USA TODAY/By Thomas Frank, USA TODAY

SAN FRANCISCO — In a windowless control center inside San Francisco
International Airport, Roger Bell punches codes into a computer and
swivels a joystick to maneuver any of the 1,200 cameras tucked
throughout the airport.
Bell can pan across a terminal or zoom in on someone waiting to
check in. But as he watches seven screens on a wall, he is looking
for one image: hordes of people about to flood a security checkpoint.

That's code-red, and Bell's signal to grab the phone, hit speed dial
and direct supervisors to move screeners from quiet checkpoints to
ones that are about to be swamped.

Screeners are shifted 100 times a day. That helps give San Francisco
some of the fastest airport security lines in the country and
exemplifies how airports can minimize delays.

San Francisco is one of five U.S. airports where security is not
provided by the federal agency created after the Sept. 11 attacks.
As the debate continues over whether the nation's airports should
use a private or government security force, San Francisco is an
example of how private security can make a difference — if
implemented well.

Security waits at San Francisco were longer than 10 minutes only 2%
of the time from June 2004 to mid-May, a USA TODAY analysis of
federal records shows.
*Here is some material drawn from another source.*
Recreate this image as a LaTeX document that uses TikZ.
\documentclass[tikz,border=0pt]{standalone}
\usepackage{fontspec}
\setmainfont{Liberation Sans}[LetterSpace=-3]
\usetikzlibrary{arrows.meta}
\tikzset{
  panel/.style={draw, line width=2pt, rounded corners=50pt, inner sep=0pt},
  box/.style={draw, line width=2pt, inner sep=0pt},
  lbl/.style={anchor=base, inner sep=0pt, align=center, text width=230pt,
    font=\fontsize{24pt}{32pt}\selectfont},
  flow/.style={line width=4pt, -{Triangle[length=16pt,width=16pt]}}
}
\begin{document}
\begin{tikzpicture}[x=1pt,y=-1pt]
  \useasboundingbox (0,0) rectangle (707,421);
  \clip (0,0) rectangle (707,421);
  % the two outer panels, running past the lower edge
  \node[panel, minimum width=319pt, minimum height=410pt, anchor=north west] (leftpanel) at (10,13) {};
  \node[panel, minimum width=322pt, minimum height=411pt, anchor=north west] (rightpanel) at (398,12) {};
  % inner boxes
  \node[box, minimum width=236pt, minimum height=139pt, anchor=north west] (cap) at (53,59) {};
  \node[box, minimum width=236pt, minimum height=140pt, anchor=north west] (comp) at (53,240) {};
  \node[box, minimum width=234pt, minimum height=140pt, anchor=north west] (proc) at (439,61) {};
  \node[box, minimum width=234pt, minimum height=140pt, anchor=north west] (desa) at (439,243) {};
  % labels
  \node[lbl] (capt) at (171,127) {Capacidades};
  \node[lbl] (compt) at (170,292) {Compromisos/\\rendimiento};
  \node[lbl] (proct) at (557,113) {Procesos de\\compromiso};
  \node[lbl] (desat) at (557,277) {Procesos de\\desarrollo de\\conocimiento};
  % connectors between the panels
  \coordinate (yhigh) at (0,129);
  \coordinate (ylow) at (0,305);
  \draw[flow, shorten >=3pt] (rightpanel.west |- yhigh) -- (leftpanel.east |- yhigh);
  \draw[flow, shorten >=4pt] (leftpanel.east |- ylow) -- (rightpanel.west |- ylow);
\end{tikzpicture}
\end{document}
At other large airports, lines exceeded 10
minutes nearly four times as often.

"It's an efficient airport," says passenger Luke Alexander of San
Jose, Calif., who regularly takes international flights from San
Francisco.

After Sept. 11, the Transportation Security Administration took over
passenger screening from airlines, which had security companies
plagued by high turnover. The law creating TSA let five airports
have private security with TSA oversight to provide a comparison.

Despite San Francisco's experience, TSA says there's no clear
evidence that private management shortens lines.
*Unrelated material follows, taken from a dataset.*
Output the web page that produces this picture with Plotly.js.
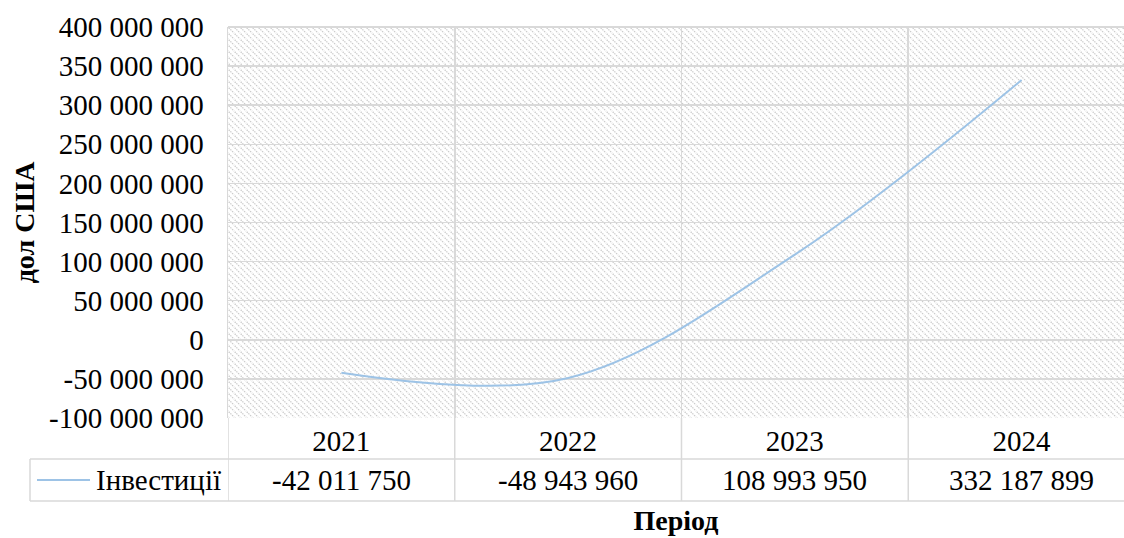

A TSA-commissioned study in April 2004 found that
passengers "experienced shorter wait times" at San Francisco's
checkpoints and that security there was no more or less effective
than at other large airports.



But TSA spokeswoman Yolanda Clark says "any number of variables" can
explain San Francisco's security lines, such as flight schedules or
the number of security lanes. Other large airports with TSA
screeners, such as Detroit, Minneapolis and Charlotte, also have
short lines.

A division of labor

At San Francisco, Covenant Aviation Security of Illinois hires,
trains, schedules, manages and pays San Francisco's 1,140 screeners.
The TSA pays Covenant $79 million a year and dictates training,
security procedures and minimum salary for its screeners.

Deputy airport director Tryg McCoy cites an "inherent advantage" in
San Francisco's model: "The private sector can concern themselves
with the human resources efforts, managing the workforce and
complying with regulations the TSA issues, and the (TSA's) federal
security director can concentrate on security."

Covenant says it has improved management in the following ways:

• It employs a large number of part-timers — about 30% of its
screeners compared with 15% for the TSA. Most are college students,
says Covenant's chief recruiter, Heidi Funk. Part-timers often work
four-hour shifts and are assigned to the busiest travel periods to
maximize the number of security lanes.

• It says it has sharply cut the number of screeners out on workers'
compensation. That reduces absences that can force security lanes to
close. Covenant safety manager Dana Heimdahl required injured
workers to report to the airport in case they were needed to work
light duty instead of waiting for a call at home. "There were a lot
of miraculous cures," she says.

• It stations human "queue masters," instead of signs or video
monitors, to instruct fliers at checkpoints on protocols such as
removing shoes. "They pay more attention to an actual person who's
talking to them as opposed to staring at a screen," says Brian
O'Dell, Covenant's San Francisco general manager.

• It closely monitors worker performance. Covert teams go through
checkpoints to see if proper procedures are used. Computers track
how often screeners detect images of fake weapons flashed on baggage
X-ray machines during a work shift. The best screeners operate X-
rays during busiest times and mentor sub-par screeners, says
training director Ryan Yee.

• It rewards top screeners with bonuses of up to $2,000 and pins
denoting them a "master screener" or "customer service ambassador."

• It runs an intricate computer program that forecasts how many
passengers will go through each checkpoint every day at every hour.
That determines how many screening lanes should be open.

"You'll never see a bunch of screeners standing around at lanes that
aren't being used," says Covenant President Gerry Berry, a retired
Marine colonel who worked for six months at TSA headquarters after
its creation in 2002.

At the other airports with private security, the record is mixed.
Kansas City and Tupelo, Miss., had short lines, USA TODAY's analysis
of wait times recorded at each airport from June 2004 to mid-May
shows. Lines were about average at Jackson Hole (Wyo.) Airport and
longer at Rochester (N.Y.) International Airport.

McCoy, San Francisco's deputy airport director, says the airport
increased the number of security lanes from 33 to 39 — which many
airports have done to shorten lines — and added 800 cameras to its
system.

Covenant paid for 20 or so cameras at checkpoints, but the idea for
the monitoring center came from the airport and TSA.